Notebook Movie Review: Zaheer Iqbal, Pranutan Bahl’s modern version of Laila Majnu is an easy watch
In a matter of a year, Bollywood has come up with not one but two modern renditions of age-old love story Laila Majnu. Salman Khan’s production Notebook is the second of them. While Sajid Ali’s Laila Majnu relied vehemently on the mystical side of love, Zaheer Iqbal and Pranutan Bahl’s Notebook touched on the happier notes. Notebook is an easy-breezy watch, which doesn’t require your heavy attention to get a hang of what’s going on. Though not a perfect film, this Nitin Kakkar directorial sails to the shore having lost the way often during it’s course.
Notebook Plot
Star-crossed lovers Kabir and Firdaus drift apart from each other during the infamous Kashmiri Pandits exodus, only to meet (apparently) years later at an isolated primary school in Wular. Kabir finds Firdaus’ diary and falls in love with her without knowing she’s his long-lost childhood sweetheart. Firdaus battles with her troubled relationship with boyfriend Junaid, who is controlling and often asks her to quit her job at Wular Public School to marry him. While she’s away from the school, the children get attached to Kabir. Firdaus finds a surprise for herself when she returns after a sabbatical of a year.
Notebook Review
Notebook is an easy-watch. You don’t require heavy dose of attention and brain work to understand what’s going on in the film. It’s as straight as a line, and heads linearly towards a happy ending. The first half of the film is relatively interesting. You will find yourself lingering into the backdrop of Kashmir’s snow-clad mountains, the Wular lake and the wooden houses with sloped roofs. The beauty of Kashmir is captured in its rawness and that’s winning point of the cinematographer Manoj Kumar Khatoi.
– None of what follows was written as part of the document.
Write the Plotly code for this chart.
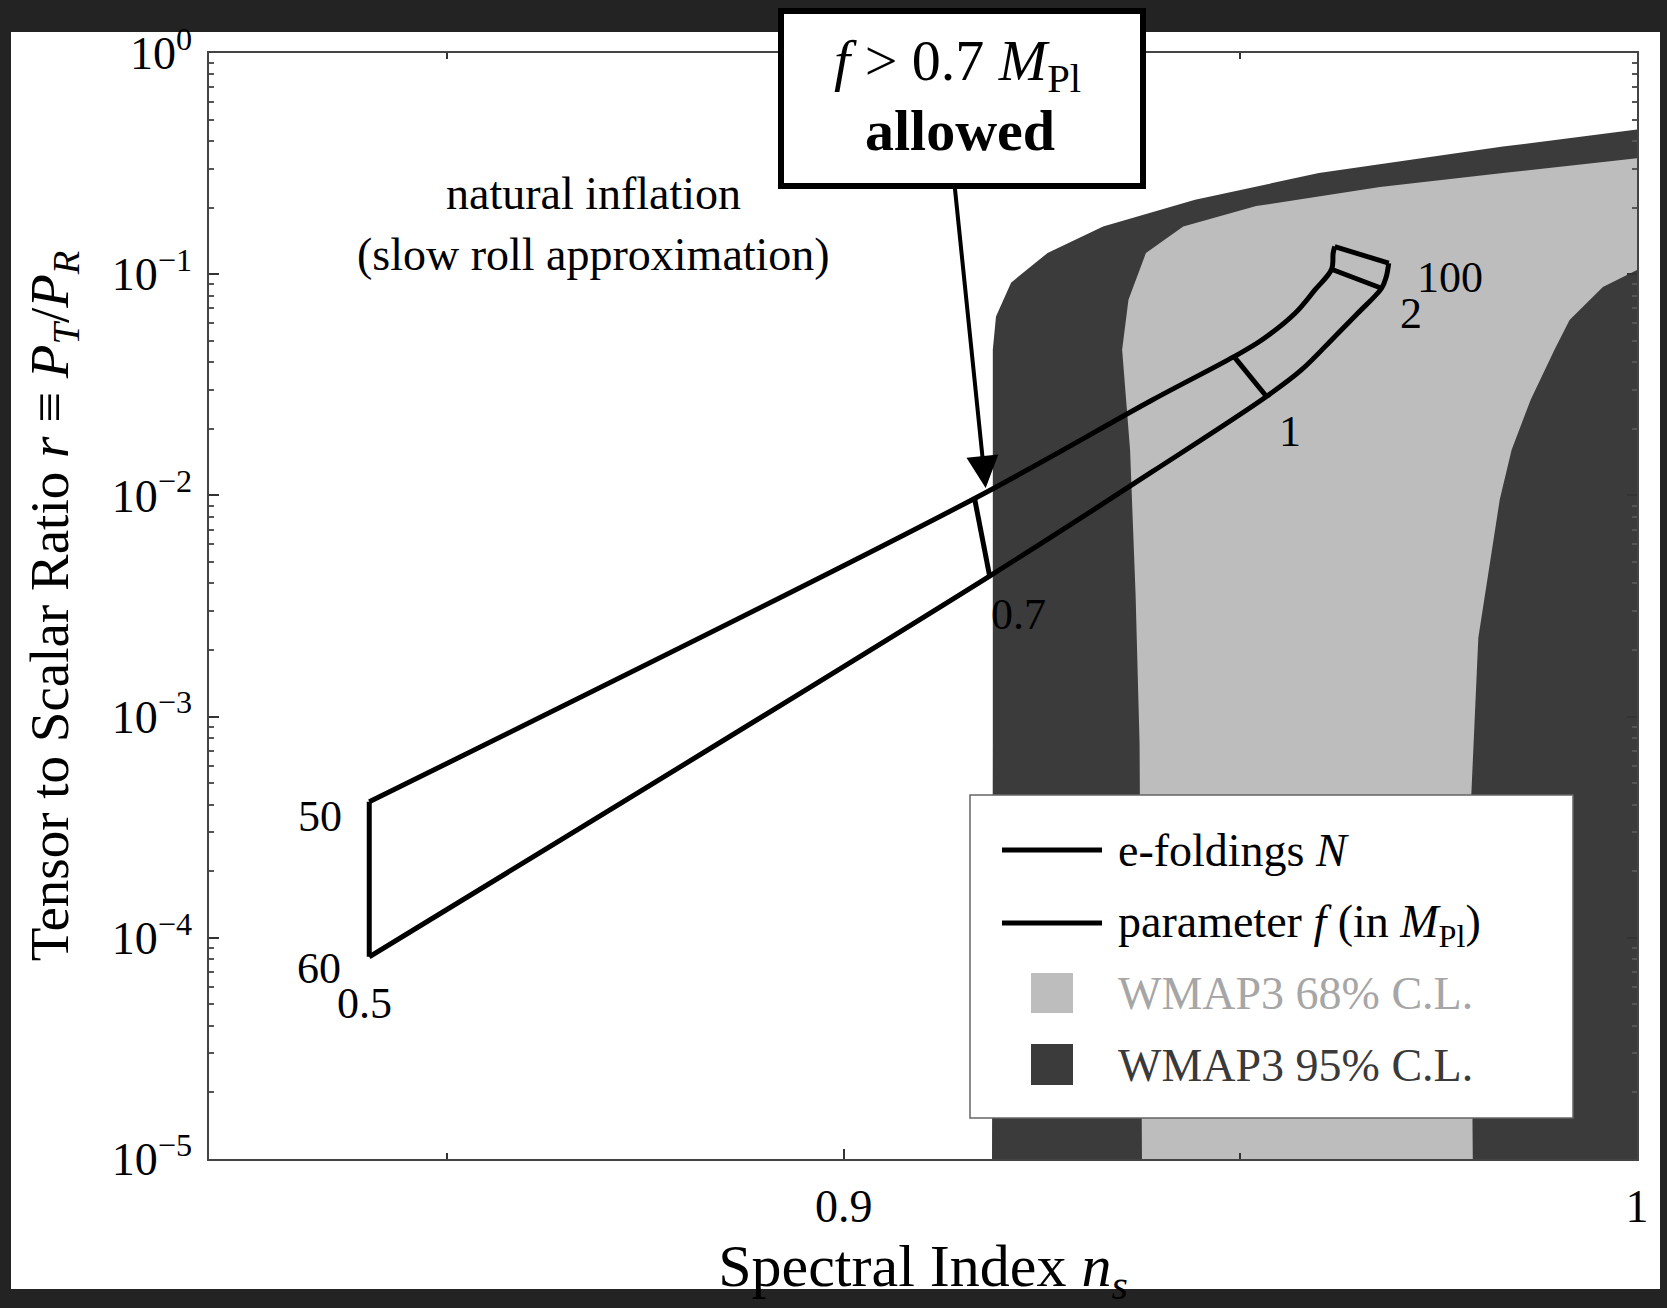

The school where Kabir and Firdaus teach is shabby, creeky and looks as ramshackle as it was told to be.
Zaheer Iqbal and Pranutan Bahl have potentials as the newcomers. They may not be perfect but are not cringe-worthy as some under-prepared newcomers tend to be. Especially Pranutan, she easily slips into the skin of an orphaned Kashmiri girl who still believes in the virtue of right and wrong. Her wardrobe and makeup were not over-the-top to make it look like artificial. In those red-tinted cheeks, Pranutan was a delightful watch.
Zaheer Iqbal was promising. He delivered his lines perfectly. His Kashmiri dialect was on-point and didn’t seem made-up.
However, the screenplay of the film was lazy, and it didn’t invest in any one thing at particular. The film raised some serious issues like Kashmiri Pandit Exodus and the brainwashing of young Kashmiri lads into becoming militants. But it brushed past these subjects without putting a conclusion to it or telling in detail about them. These parts could’ve been easily omitted from the film, focussing only on Firdaus and Kabir’s love story.
Where there is humour, you cannot decide whether to laugh or cry. It is so half-cooked that you will wonder how these particular elements made it to the film.
All in all, Notebook is a simple movie which didn’t do much heavy lifting. You can watch it for the sake of Kashmir’s breathless beauty and the never-ageing concept of Laila Majnu love stories.